Tom, when you were hired as president of Ithaca College I recall doing some research on you. When I learned you wrote a book I went out of my way to peruse it a bit. I seem to recall that it's main thesis was that culture change comes once language changes to facilitate it. There is some some truth in that, but one thing we anthropologists know is that we live in a poly-vocal world. I urge you to take a break from the sort of discourse you are immersed in the upper echelons of higher education, and get familiar with the discourse that faculty are immersed in. They framed markedly different but potentially complimentary worlds. We are not sheep to be led down the path of "best practices" in higher education, but professionals who know our disciplines, the contributions they are making in the world and how they can be the cornerstone of a holistic, interdisciplinary curriculum at Ithaca College, and help us to become tje highly desirable and respected institution of higher education we strive to be.

Respectfully, David Turkon, associate professor and chair, anthropology
Message to Campus Community on Blue Sky Kick-off Remarks Comment from switherup on 10/14/2015
I think we actually CAN do something about preventing insensitive remarks in
venues such as this. One way is to invite liberally educated intellectuals to talk
about engagement in higher education. While Burch may be a successful
businessman, he doesn’t possess the perspective or temperance that is
associated with a liberal arts education. If anything, he serves as an example of
why a liberal arts education is valuable and what’s missing when you leave out the
“book learning”.
Message to Campus Community on Blue Sky Kick-off Remarks Comment from aadams4 on 10/14/2015
An excellent observation. Change takes time. It is only fair to believe the intent
to create a remarkable event with genuine dialogue was planned. However, the
intent seems to have gotten lost in the unfortunate ramblings of a generation too
far removed from those who might have benefitted from the outcomes of such
an activity. Right concept. Ill-prepared speakers. Thoughtful event executed
poorly. The multitude of reasons at this stage only matter in that it is a
teachable moment for all levels of the campus community to ask for something
different. We teach students that it is OK to fail. That in failing there too we find
success. It's only fatal if we don't take action to shepherd change.

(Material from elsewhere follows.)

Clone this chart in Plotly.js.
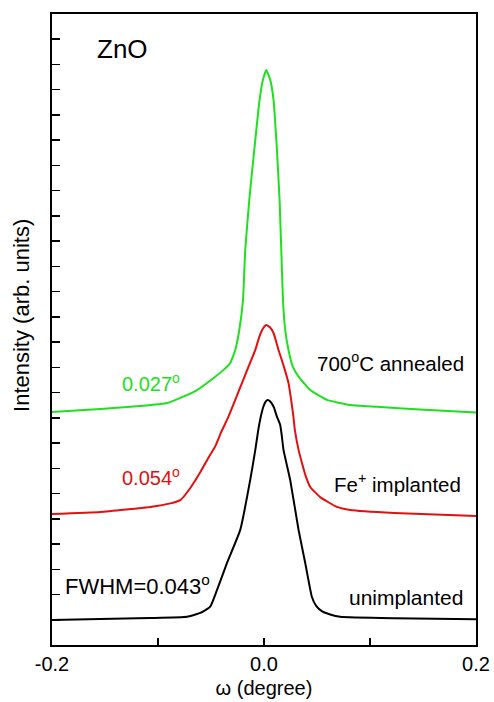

“The secret to being wrong isn't to avoid being wrong! The secret is being willing
to be wrong. The secret is realizing that wrong isn't fatal.”
― Seth Godin, Linchpin: Are You Indispensable?
Message to Campus Community on Blue Sky Kick-off Remarks Comment from jives on 10/15/2015
I do not think we should assume that all those who participated in this event came away with the same thoughts or conclusions. In fact, I disagree with a variety of the opinions stated at my discussion table at the symposium, and in some of the ideas expressed here in these comments.

What I won't do in this forum is state the nature of my disagreement because I feel there is, in practice, little academic freedom on this campus. We have just tar and feathered a couple of speakers for saying the "wrong" things and demanded an apology from the President. We make these charges with a pompous attitude about our intellectual superiority over those outside academia.
Where is our humility, our compassion, our forgiveness? Are these not more important qualities?

What speaker -- or faculty member for that matter -- would ever want to come here for fear of misspeaking, offending someone, or not toeing the line? I fear it is a hostile atmosphere we are creating.